Experimental work indicates that no reaction occurs during this stage between metal contaminants and sulphur gases, since no variation in the degree of desulphurization of different cokes with different amounts of metals was observed [22].
(b) A second stage is that in which little or no desulphurization takes place (1100-1600 K), particularly in the case of coke made from aromatic-type feedstock. Most of the sulphur removed is derived from the decomposition of the thermally-stable sulphur hydrocarbons bound in side chains.
Ash and Metal contaminants seem to have no effect on desulphurization up to a temperature of 1500 K [22, 24, 25]. The inhibiting effect of ash would be related to its amount and composition [26].
Metal-hydrocarbon compounds refer mainly to vanadium and nickel metals that are trapped in the porphyrinic structures. These metals, certainly, survive coking temperatures [23]. It should be also mentioned that the metals in the feedstock end up in the coke structure. At temperatures greater than or equal to 1500 K desulphurization is significantly depressed by the metal-hydrocarbon compounds which react with the dissociated sulphur to form refractory, thermally-stable metal sulphur compounds and sulfides [13, 16, 22, 24].
(c) Desulphurization is dramatically increased when coke is heated above 1600 K. The energy available at 1700 K is sufficiently high for the decomposition of sulphur-hydrocarbon compounds of stabilities up to those of thiophene structure [22]. Complete elimination of sulphur is not, however, likely even at this high temperature [25, 27]. The removal of sulphur is connected with the creation of an organized phase detectable by X-ray methods [20]. An organized phase refers to extended two-dimensional and very short tridimensional arrangements of aromatic layers that resemble graphitic structures which are typical characteristics of needle cokes.
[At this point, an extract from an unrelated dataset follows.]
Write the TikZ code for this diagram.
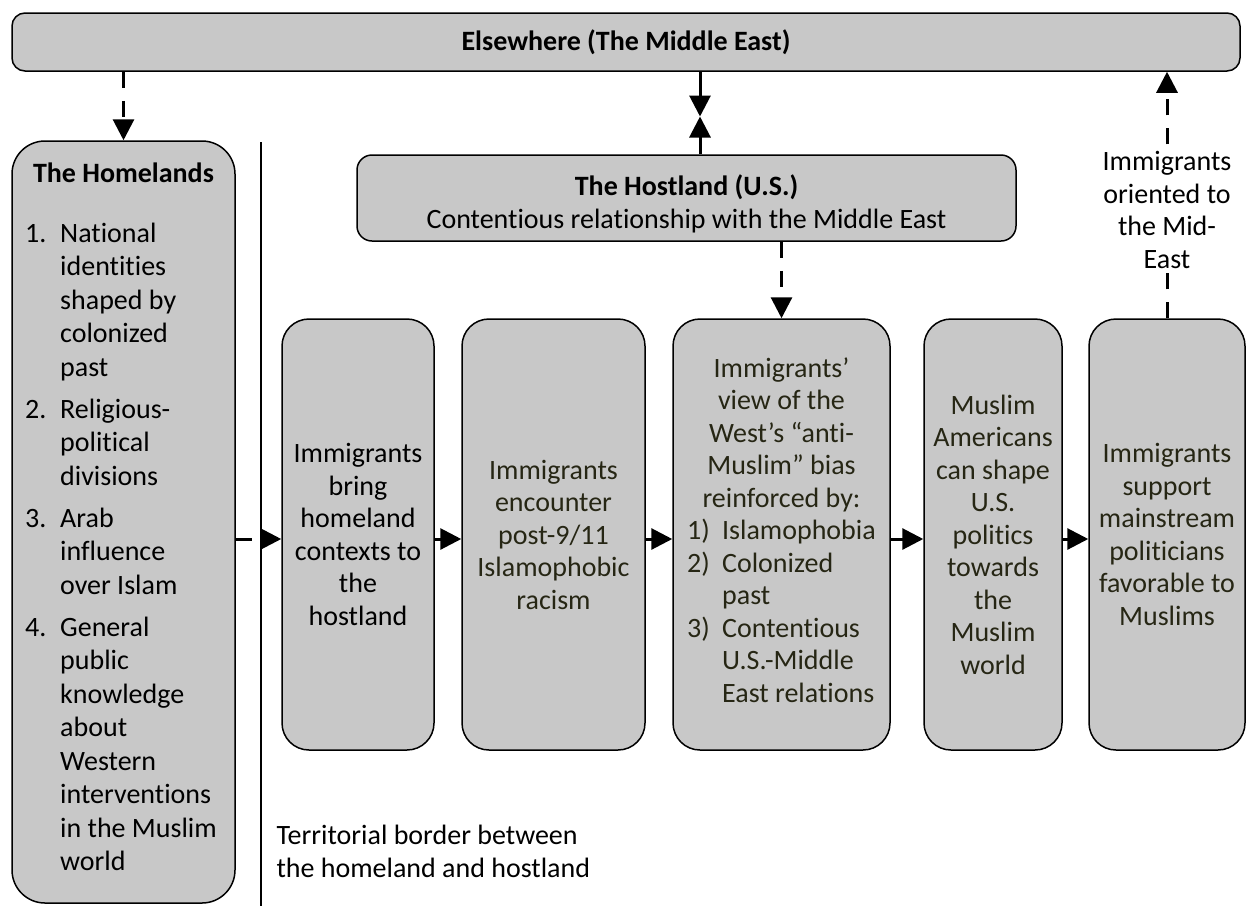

(d) Further increase in temperature (> 1800 K) is not certain to lead to more desulphurization, but this depends also on the nature of the coke.
The degree of desulphurization is directly related to the total sulphur content of the coke. Gimaev and Syunyaev [28], on the other hand, found that for a particular type of coke the degree of desulphurization is affected only by the temperature and is independent of the initial amount of sulphur.